Fortunately you're in week 4 and if you get this resolved within the week you can mitigate a lot of the damage. When you say 80 degrees, is that ambient or canopy temps? Canopy temps are what need to be 75-77, not the ambient temps. What's more is I'm not seeing any wall fans? You will either need to look into some of those or raise the lights a tad. Even with good ventilation, you can still burn them if they're too close. Without a fan circulating the air over the canopy it'll create hot spots, kind of like a breeze only hitting half your body. You're suffering from a combination of heat stress and light burn, mostly the heat stress but that's contributing to the light burn for sure. Your humidity being on the lower side is also contributing to these factors.

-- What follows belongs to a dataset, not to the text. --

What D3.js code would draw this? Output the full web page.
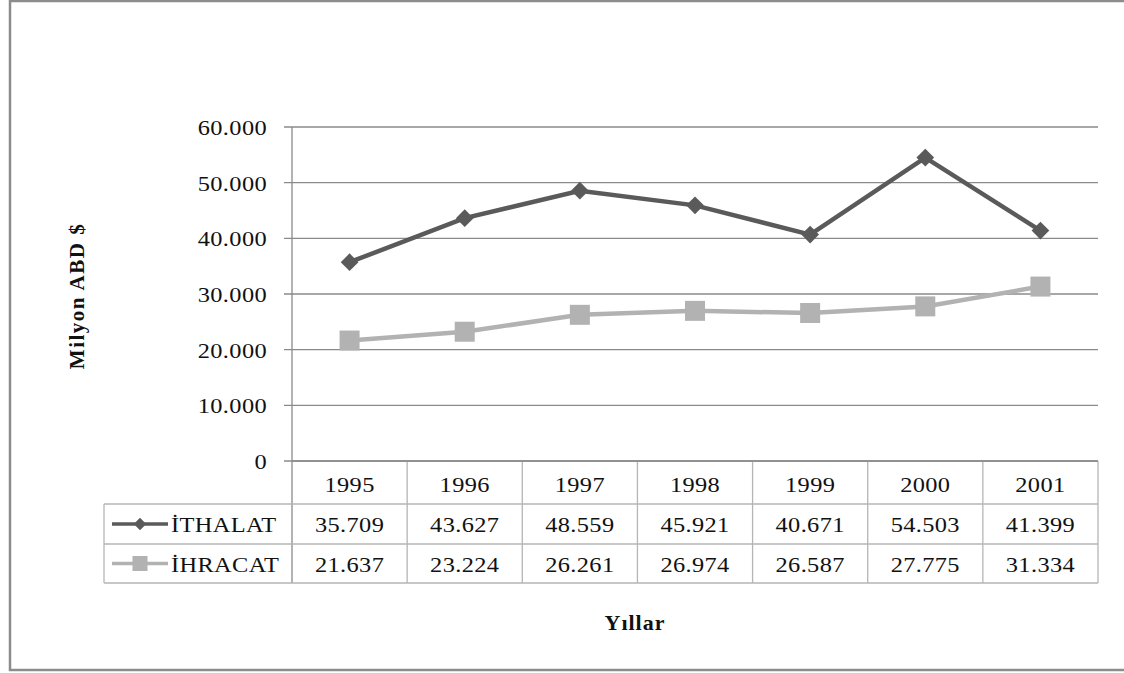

Just get yourself some air conditioning and you'll be set. I ran a 4400w grow with only 2000w in hoods, took two 15k window units to keep temps steady. Fortunately it looks like you have hoods, but you'll still need a sizeable unit. This is exactly what happened to me and I'd hate to see it happen to you as well. Ran CO2 until week 6, but forgot to bring my temps down from 80 when the CO2 was on. Plants suffered as a result. If you get some wall fans and an air conditioner going you can save yourself a lot of heartache.